No longer will people seeking dry details about bits and bytes, speeds and feeds, chip-sets and semiconductor properties of rare earth elements need to consult with a boring old engineer who probably has adhesive tape mending the bow on his coke bottle glasses.
Which reminds me, this is for me a Day of the Dead. It was the coke-bottle glasses. Frank failed only the mention of highwater pants. My dad was a physicist, back in the day, and one hell of a talker, besides brilliant. The government used to send him out to debate Ernest Stenglass. Andy the Mouth, they called him, and his passion for the safety of nuclear power was both pure and absolute. A man who brought himself up by his own bootstraps, so to speak, whom people referred to as Dr. Hull even though he had never received a doctorate.
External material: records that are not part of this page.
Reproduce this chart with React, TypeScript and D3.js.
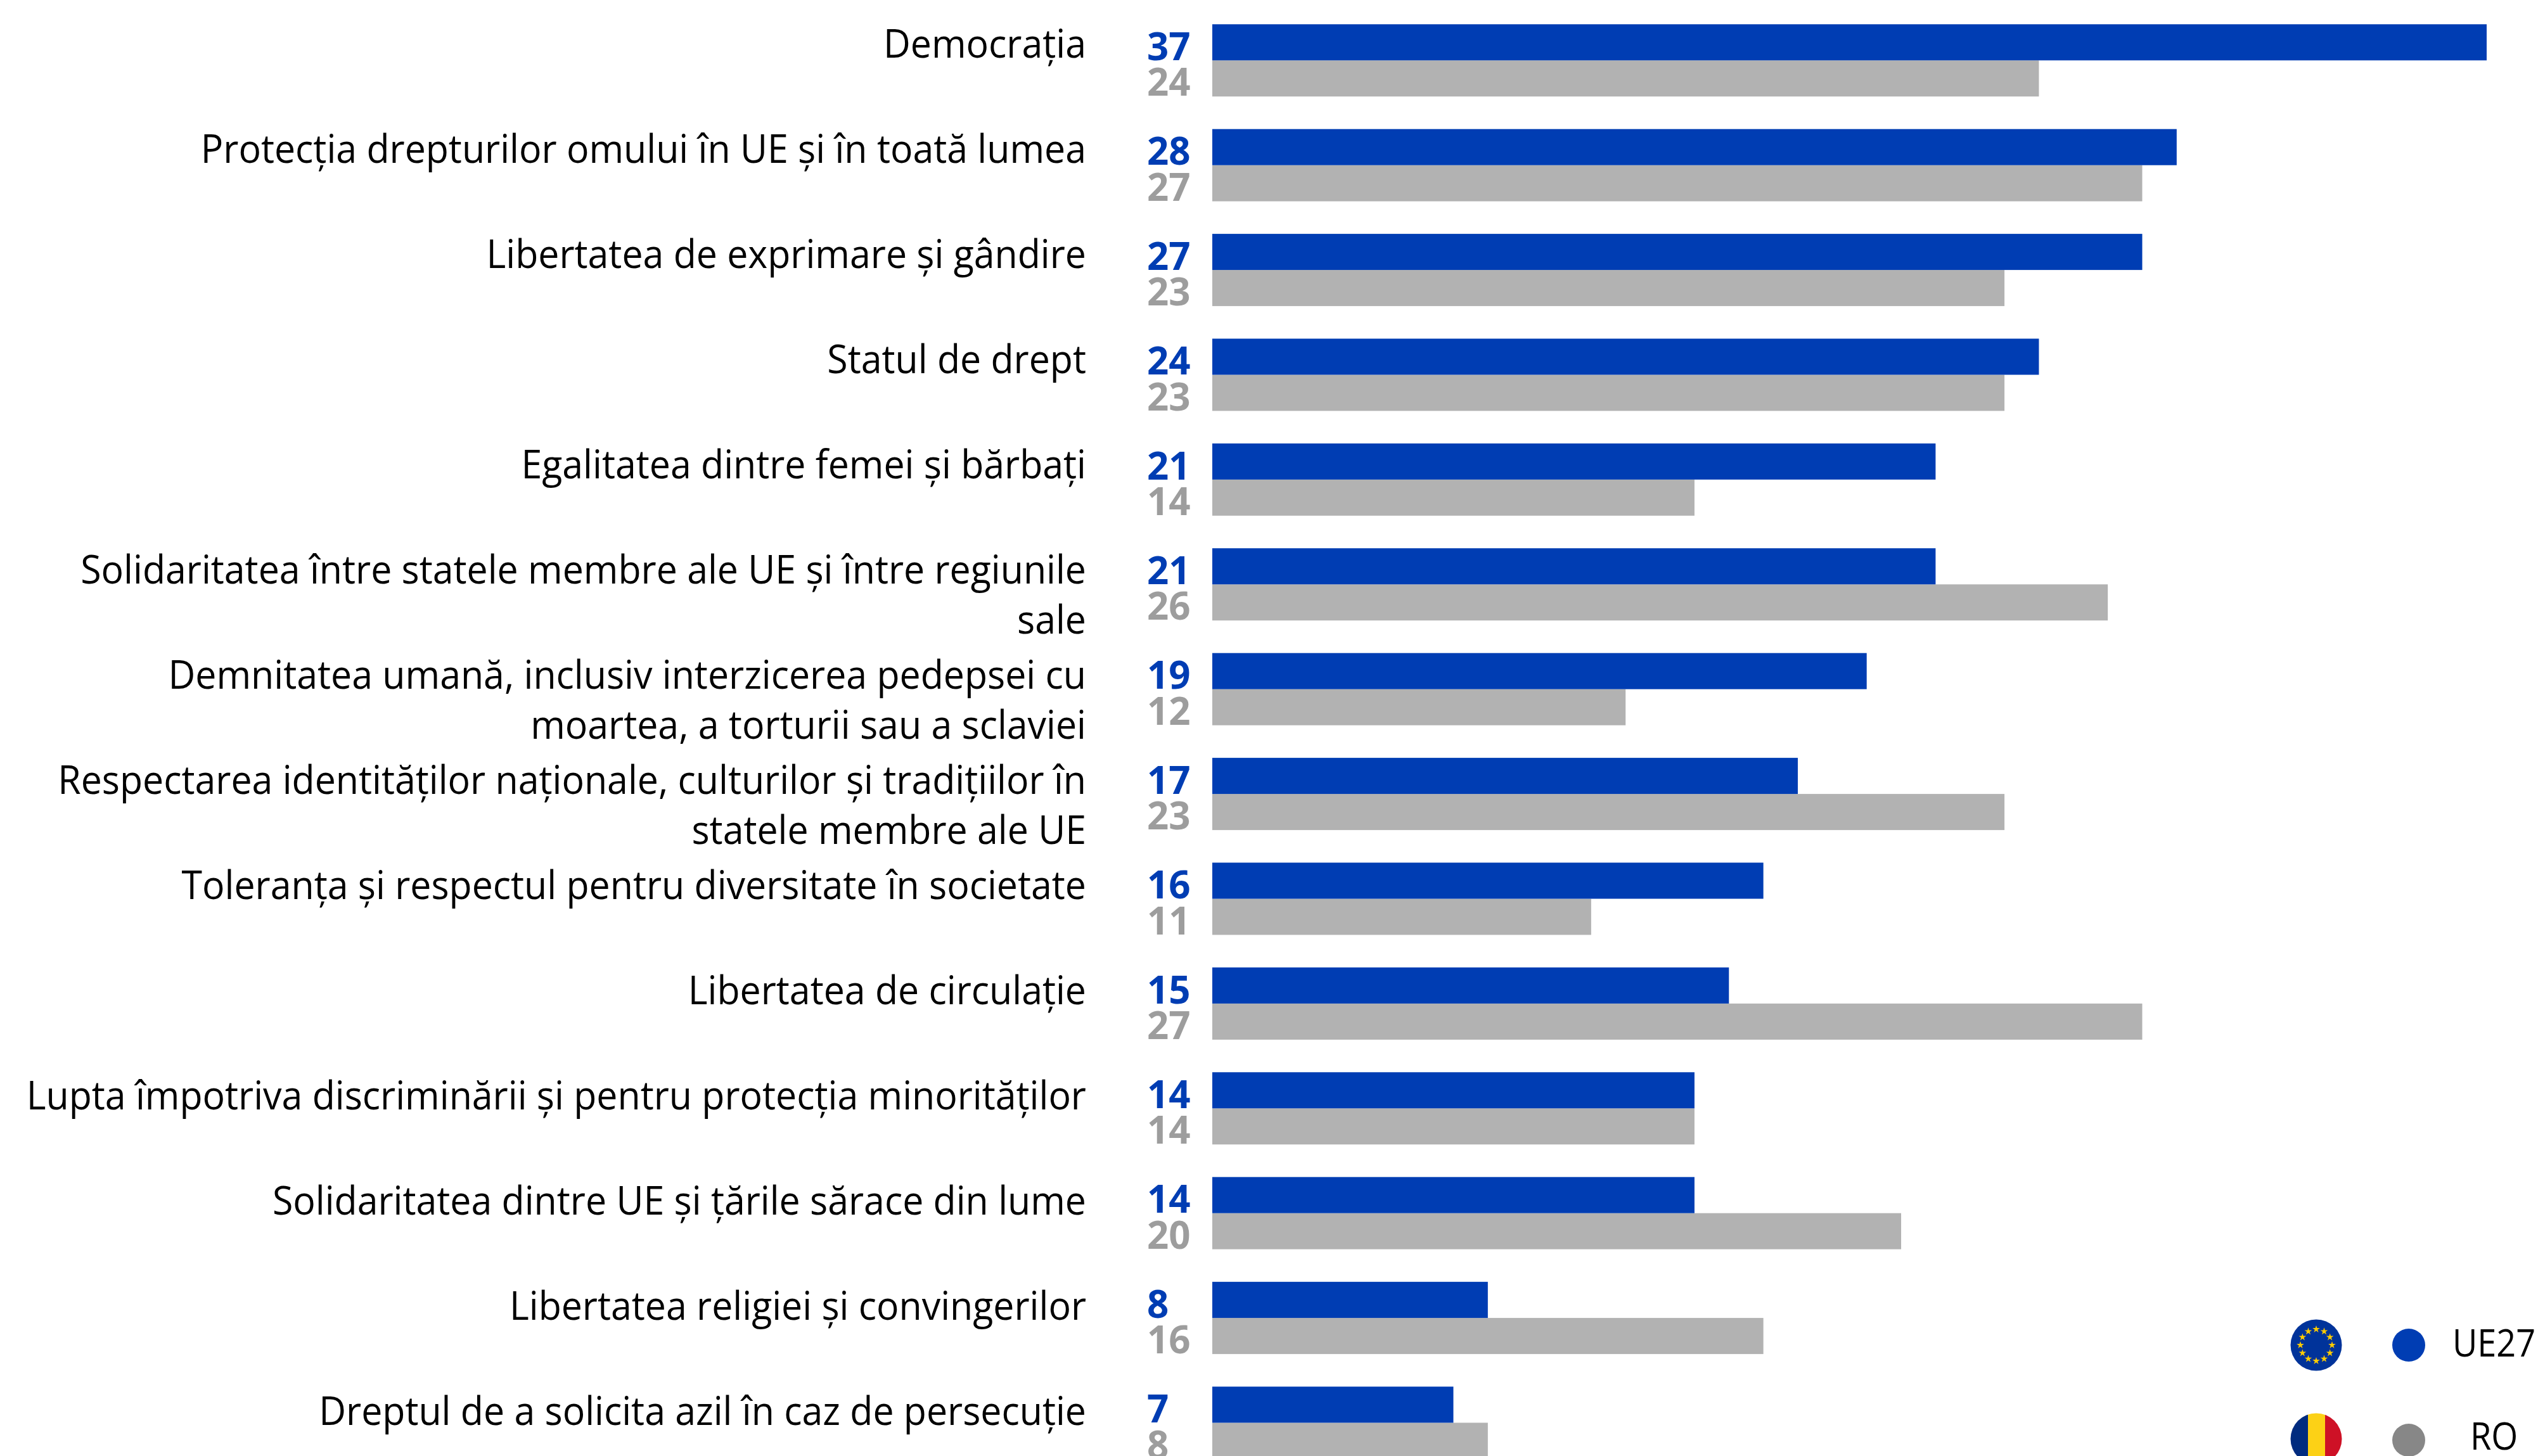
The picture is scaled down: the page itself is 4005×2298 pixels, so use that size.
import React from "react";
import * as d3 from "d3";

const categories: string[][] = [
  ["Democrația"],
  ["Protecția drepturilor omului în UE și în toată lumea"],
  ["Libertatea de exprimare și gândire"],
  ["Statul de drept"],
  ["Egalitatea dintre femei și bărbați"],
  ["Solidaritatea între statele membre ale UE și între regiunile", "sale"],
  ["Demnitatea umană, inclusiv interzicerea pedepsei cu", "moartea, a torturii sau a sclaviei"],
  ["Respectarea identităților naționale, culturilor și tradițiilor în", "statele membre ale UE"],
  ["Toleranța și respectul pentru diversitate în societate"],
  ["Libertatea de circulație"],
  ["Lupta împotriva discriminării și pentru protecția minorităților"],
  ["Solidaritatea dintre UE și țările sărace din lume"],
  ["Libertatea religiei și convingerilor"],
  ["Dreptul de a solicita azil în caz de persecuție"],
];
const ue27 = [37, 28, 27, 24, 21, 21, 19, 17, 16, 15, 14, 14, 8, 7];
const ro = [24, 27, 23, 23, 14, 26, 12, 23, 11, 27, 14, 20, 16, 8];

const W = 4005, H = 2298;
const FONT = "'Open Sans', sans-serif";
const BLUE = "#003DB3", GRAY = "#B2B2B2", GRAYTXT = "#9D9D9D";
const LABEL_SCALE = 0.952;

const x = d3.scaleLinear().domain([0, 37]).range([1913, 3924]);
const y = d3.scaleLinear().domain([0, 13]).range([38.3, 2188.5]);
const labelY = d3.scaleLinear().domain([0, 13]).range([91, 2249]);
const BAR = 57;

const stars = d3.range(12).map((i) => (i * 2 * Math.PI) / 12);
const starPath = d3.symbol().type(d3.symbolStar).size(42)() as string;

export default function App() {
  return (
    <svg width={W} height={H} viewBox={`0 0 ${W} ${H}`}
      style={{ position: "absolute", left: 0, top: 0, display: "block", background: "#fff" }}>
      <defs>
        <clipPath id="roClip"><circle cx={3655} cy={2271} r={40.5} /></clipPath>
      </defs>
      {categories.map((lines, i) => (
        <g key={i}>
          {lines.map((t, j) => (
            <text key={j} transform={`translate(1714 ${labelY(i) + j * 79}) scale(${LABEL_SCALE} 1)`}
              textAnchor="end" fontFamily={FONT} fontSize={62} fill="#000">{t}</text>
          ))}
          <text x={1810} y={y(i) + 56.6} fontFamily={FONT} fontWeight={700} fontSize={60} fill={BLUE}>{ue27[i]}</text>
          <text x={1810} y={y(i) + 113} fontFamily={FONT} fontWeight={700} fontSize={60} fill={GRAYTXT}>{ro[i]}</text>
          <rect x={x(0)} y={y(i) + BAR} width={x(ro[i]) - x(0)} height={BAR} fill={GRAY} />
          <rect x={x(0)} y={y(i)} width={x(ue27[i]) - x(0)} height={BAR} fill={BLUE} />
        </g>
      ))}
      <circle cx={3655} cy={2123} r={40.5} fill="#00339A" />
      {stars.map((a, i) => (
        <path key={i} d={starPath} fill="#FFCC00"
          transform={`translate(${3655 + 25 * Math.sin(a)} ${2123 - 25 * Math.cos(a)})`} />
      ))}
      <circle cx={3801} cy={2123} r={26} fill={BLUE} />
      <text x={0} y={0} fontFamily={FONT} fontSize={60} fill="#000"
        transform={`translate(3870 2141) scale(0.9 1)`}>UE27</text>
      <g clipPath="url(#roClip)">
        <rect x={3614} y={2230} width={28} height={82} fill="#002B7F" />
        <rect x={3642} y={2230} width={27} height={82} fill="#FCD116" />
        <rect x={3669} y={2230} width={28} height={82} fill="#CE1126" />
      </g>
      <circle cx={3801} cy={2273} r={26} fill="#878787" />
      <text x={0} y={0} fontFamily={FONT} fontSize={60} fill="#000"
        transform={`translate(3898 2288) scale(0.9 1)`}>RO</text>
    </svg>
  );
}
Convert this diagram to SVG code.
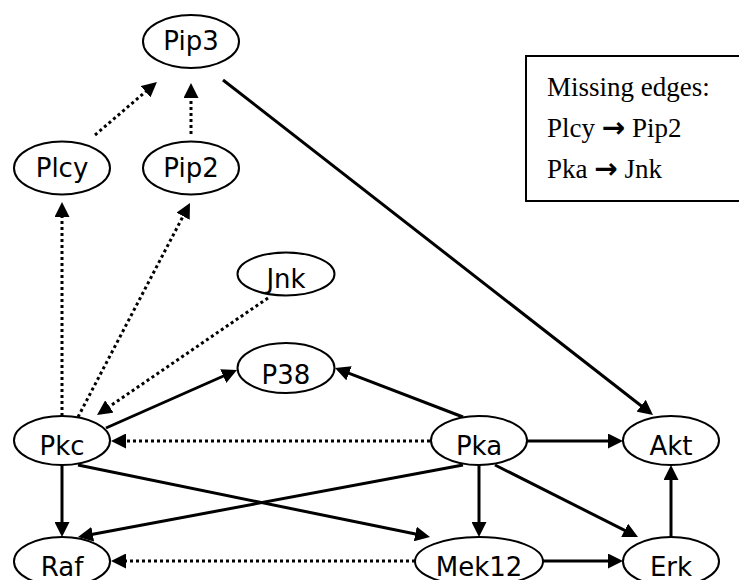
<svg xmlns="http://www.w3.org/2000/svg" width="739" height="580" viewBox="0 0 739 580">
  <style>
    .node ellipse { fill: #ffffff; stroke: #000000; stroke-width: 2; }
    .node text { font-family: "DejaVu Sans", Verdana, sans-serif; font-size: 26px; fill: #000000; text-anchor: middle; }
    .edge { stroke: #000000; stroke-width: 3; fill: none; marker-end: url(#head); }
    .dotted { stroke-dasharray: 3 3; }
    .legend rect { fill: #ffffff; stroke: #000000; stroke-width: 2; }
    .legend text { font-family: "Liberation Serif", "Times New Roman", serif; font-size: 27px; fill: #000000; }
    .legend .arr { font-family: "DejaVu Sans", sans-serif; font-weight: bold; font-size: 28px; }
  </style>
  <defs>
    <marker id="head" markerUnits="userSpaceOnUse" markerWidth="16" markerHeight="15" refX="4" refY="7.5" orient="auto">
      <path d="M0,0 L15,7.5 L0,15 Z" fill="#000000"/>
    </marker>
  </defs>

  <rect width="739" height="580" fill="#ffffff"/>

  <!-- connectors -->
  <g id="edges">
    <line class="edge dotted" x1="95" y1="135" x2="148.6" y2="89.1"/>
    <line class="edge dotted" x1="191" y1="134" x2="191" y2="94"/>
    <line class="edge" x1="223" y1="80" x2="644.3" y2="408.2"/>
    <line class="edge dotted" x1="62" y1="416" x2="62" y2="213"/>
    <line class="edge dotted" x1="78" y1="417" x2="184.9" y2="212.7"/>
    <line class="edge dotted" x1="268" y1="298" x2="106.1" y2="408.8"/>
    <line class="edge" x1="106" y1="428" x2="226.9" y2="374.5"/>
    <line class="edge" x1="463" y1="417" x2="345.3" y2="371.9"/>
    <line class="edge dotted" x1="430" y1="441" x2="122" y2="441"/>
    <line class="edge" x1="527" y1="441" x2="612" y2="441"/>
    <line class="edge" x1="62" y1="465" x2="62" y2="526"/>
    <line class="edge" x1="78" y1="465" x2="419.2" y2="534.8"/>
    <line class="edge" x1="463" y1="465" x2="88.8" y2="535"/>
    <line class="edge" x1="479" y1="465" x2="479" y2="526"/>
    <line class="edge" x1="495" y1="465" x2="628.2" y2="532.1"/>
    <line class="edge dotted" x1="415" y1="561" x2="122" y2="561"/>
    <line class="edge" x1="543" y1="561" x2="612" y2="561"/>
    <line class="edge" x1="671" y1="537" x2="671" y2="476"/>
  </g>

  <!-- nodes -->
  <g id="Pip3" class="node"><ellipse cx="191" cy="41.5" rx="48" ry="26.5"/><text x="191" y="50">Pip3</text></g>
  <g id="Plcy" class="node"><ellipse cx="62" cy="168" rx="48" ry="26.5"/><text x="62" y="177">Plcy</text></g>
  <g id="Pip2" class="node"><ellipse cx="191" cy="168" rx="48" ry="26.5"/><text x="191" y="177">Pip2</text></g>
  <g id="Jnk" class="node"><ellipse cx="286" cy="274" rx="48.5" ry="21.5"/><text x="286" y="288">Jnk</text></g>
  <g id="P38" class="node"><ellipse cx="286" cy="368" rx="48.5" ry="25"/><text x="286" y="384">P38</text></g>
  <g id="Pkc" class="node"><ellipse cx="62" cy="440.5" rx="48" ry="24.5"/><text x="62" y="455">Pkc</text></g>
  <g id="Pka" class="node"><ellipse cx="479" cy="440.5" rx="48" ry="24.5"/><text x="479" y="455">Pka</text></g>
  <g id="Akt" class="node"><ellipse cx="671" cy="440.5" rx="48" ry="24.5"/><text x="671" y="455">Akt</text></g>
  <g id="Raf" class="node"><ellipse cx="62" cy="561.5" rx="48" ry="24.5"/><text x="62" y="576">Raf</text></g>
  <g id="Mek12" class="node"><ellipse cx="479" cy="561.5" rx="64" ry="24.5"/><text x="479" y="576">Mek12</text></g>
  <g id="Erk" class="node"><ellipse cx="671" cy="561.5" rx="48" ry="24.5"/><text x="671" y="576">Erk</text></g>

  <!-- legend box -->
  <g id="legend" class="legend">
    <rect x="526" y="56" width="222" height="145"/>
    <text x="547" y="96">Missing edges:</text>
    <text x="547" y="137">Plcy <tspan class="arr">→</tspan> Pip2</text>
    <text x="547" y="178">Pka <tspan class="arr">→</tspan> Jnk</text>
  </g>
</svg>
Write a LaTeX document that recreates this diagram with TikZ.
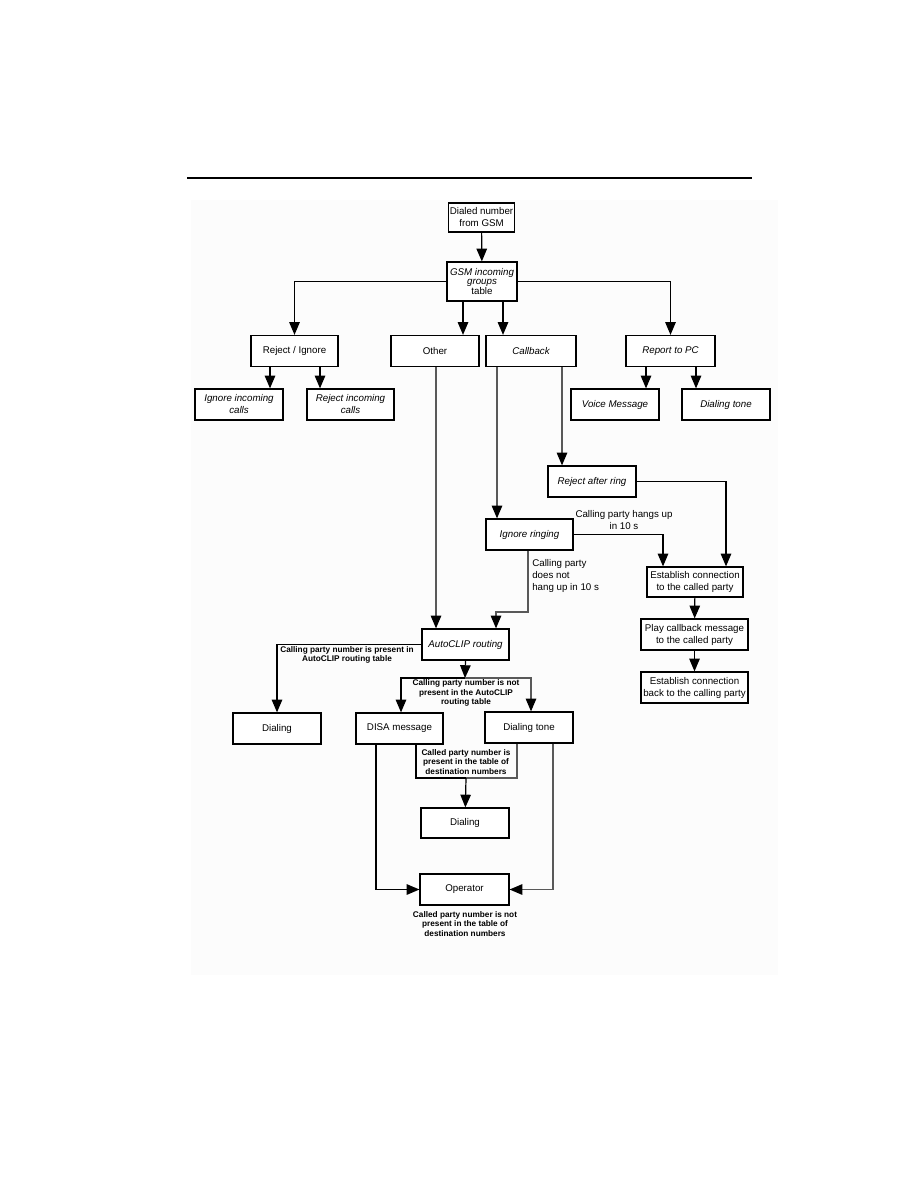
\documentclass[tikz,border=0pt]{standalone}
\usepackage{fontspec}
\setmainfont{Liberation Sans}
\usetikzlibrary{arrows.meta}

\newcommand{\boxfont}{\fontsize{6.5}{8}\selectfont}
\newcommand{\notefont}{\fontsize{5.5}{6.5}\selectfont\bfseries}
\newcommand{\labelfont}{\fontsize{6.5}{7.6}\selectfont}

\tikzset{
  box/.style={draw, line width=0.8pt, fill=white, align=center, font=\boxfont,
    inner sep=1pt, minimum width=58.7pt, minimum height=20.7pt},
  note/.style={align=center, font=\notefont, inner sep=0pt},
  flow/.style={-{Triangle[width=7pt,length=8.5pt,color=black]}, line width=0.8pt},
  faint/.style={draw=black!65},
}

\begin{document}
\begin{tikzpicture}[x=0.6667pt, y=-0.6667pt]
  \useasboundingbox (0,0) rectangle (918,1188);
  \fill[black!1] (191,200) rectangle (778,975);
  \draw[line width=0.7pt] (187,178) -- (752,178);

  % top of the tree
  \node[box, minimum width=42pt, minimum height=19.3pt] (dialed) at (481.5,217.5) {Dialed number\\from GSM};
  \node[box, minimum width=46.7pt, minimum height=26pt] (gsm) at (482,281.5)
        {\itshape GSM incoming\\[-2pt]\itshape groups\\[-1pt] table};

  \node[box, minimum width=58pt] (rejign) at (294.5,351) {Reject / Ignore};
  \node[box] (other) at (435,351) {Other};
  \node[box, minimum width=60pt] (callback) at (531,351) {\itshape Callback};
  \node[box, minimum width=59.3pt] (report) at (670.5,351) {\itshape Report to PC};

  \node[box] (ignin) at (239,404.5) {\itshape Ignore incoming\\\itshape calls};
  \node[box, minimum width=58pt] (rejin) at (350.5,404.5) {\itshape Reject incoming\\\itshape calls};
  \node[box] (voice) at (615,404.5) {\itshape Voice Message};
  \node[box] (dtonea) at (726,404.5) {\itshape Dialing tone};

  % callback branch
  \node[box] (rejring) at (592,481.5) {\itshape Reject after ring};
  \node[box, minimum width=58pt] (ignring) at (529.5,534.5) {\itshape Ignore ringing};
  \node[box, minimum width=64pt, minimum height=20pt] (estab) at (695,582) {Establish connection\\to the called party};
  \node[box, minimum width=71.3pt] (play) at (694.5,634.5) {Play callback message\\to the called party};
  \node[box, minimum width=71.3pt] (estback) at (694.5,687.5) {Establish connection\\back to the calling party};

  % AutoCLIP part
  \node[box, minimum width=58pt] (autoclip) at (465.5,644.5) {\itshape AutoCLIP routing};
  \node[box] (diala) at (277,728.5) {Dialing};
  \node[box, minimum width=58pt] (disa) at (399.5,728.5) {DISA message};
  \node[box] (dtoneb) at (529,727.5) {Dialing tone};
  \node[box, minimum height=20pt] (dialb) at (465,823) {Dialing};
  \node[box, minimum width=59.3pt] (oper) at (464.5,889.5) {Operator};

  \coordinate (split) at (465,678);
  \coordinate (merge) at (466,778);

  % connectors
  \draw[flow] (dialed) -- (gsm);
  \draw[flow] (gsm.west) -| (rejign.north);
  \draw[flow] (gsm.east) -| (report.north);
  \draw[flow] (463,0 |- gsm.south) -- (463,0 |- other.north);
  \draw[flow] (503,0 |- gsm.south) -- (503,0 |- callback.north);
  \draw[flow] (270,0 |- rejign.south) -- (270,0 |- ignin.north);
  \draw[flow] (320,0 |- rejign.south) -- (320,0 |- rejin.north);
  \draw[flow] (646,0 |- report.south) -- (646,0 |- voice.north);
  \draw[flow] (696,0 |- report.south) -- (696,0 |- dtonea.north);

  \draw[flow, faint] (497,0 |- callback.south) -- (497,0 |- ignring.north);
  \draw[flow, faint] (562,0 |- callback.south) -- (562,0 |- rejring.north);
  \draw[flow] (rejring.east) -| (726,0 |- estab.north);
  \draw[flow] (ignring.east) -| (663,0 |- estab.north);
  \node[font=\labelfont, align=center, inner sep=0pt] (hangs) at (624,520) {Calling party hangs up\\in 10 s};
  \draw[flow, faint] (528,0 |- ignring.south) -- (528,612) -| (496,0 |- autoclip.north);
  \node[font=\boxfont, align=left, anchor=west, inner sep=0pt] (nohang) at (532,576)
        {Calling party\\does not\\hang up in 10 s};
  \draw[flow, faint] (436,0 |- other.south) -- (436,0 |- autoclip.north);
  \draw[flow] (estab) -- (play);
  \draw[flow] (play) -- (estback);

  \draw[flow] (autoclip.west) -| (diala.north);
  \node[note] (present) at (347,655) {Calling party number is present in\\AutoCLIP routing table};
  \draw[flow] (autoclip.south) -- (split);
  \draw[flow] (split) -| (401,0 |- disa.north);
  \draw[flow, faint] (split) -| (531,0 |- dtoneb.north);
  \node[note] (notpresent) at (466,693) {Calling party number is not\\present in the AutoCLIP\\routing table};

  \draw[line width=0.8pt] (416,0 |- disa.south) |- (merge);
  \draw[line width=0.8pt, faint] (517,0 |- dtoneb.south) |- (merge);
  \draw[flow] (merge) -- (dialb);
  \node[note] (destin) at (466,762) {Called party number is\\present in the table of\\destination numbers};
  \draw[flow] (376,0 |- disa.south) |- (oper.west);
  \draw[flow, faint] (553,0 |- dtoneb.south) |- (oper.east);
  \node[note] (opernote) at (465,924) {Called party number is not\\present in the table of\\destination numbers};
\end{tikzpicture}
\end{document}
Probably one of the first physicists ever to, as an adult, go “back to school.”
Thereby immediately impoverishing his children, who already scratched from a pretty low tray, as little chickens will do when there’s nothing more. Andy drove a bus, studied, we saw him once in a while, and in the late Fifties was accepted at Vanderbilt, whence to Oak Ridge, a novel of its own. I read that he was immensely well-regarded at Shoreham, where he spent nearly thirty years until his death.
What does it all mean? I was across the country, unable to attend his death or funeral. In my mind, he is always who he was. The dead never age. Never grow old, never wrinkle, never leave us, but remain in what must be Heaven or Hell: the way they always were, to us. Perhaps that is why the spirits hang around and suffer, but sorry. It is no more possible for us to change Memory than they to graduate from So-So to Beloved. Who get to leave Limbo—which must be an endlessly boring place (joke)—for the ultimate address, Heaven.
The rest stick around and pester so as not to go directly to h-e-double-toothpicks, but I’m telling you (them) it’s useless. The ghosts cannot change their tactics, nor we our memories. Eternity being what it is.
At any rate, bless the person who fathered me, on the eighty-eighth anniversary of his birth.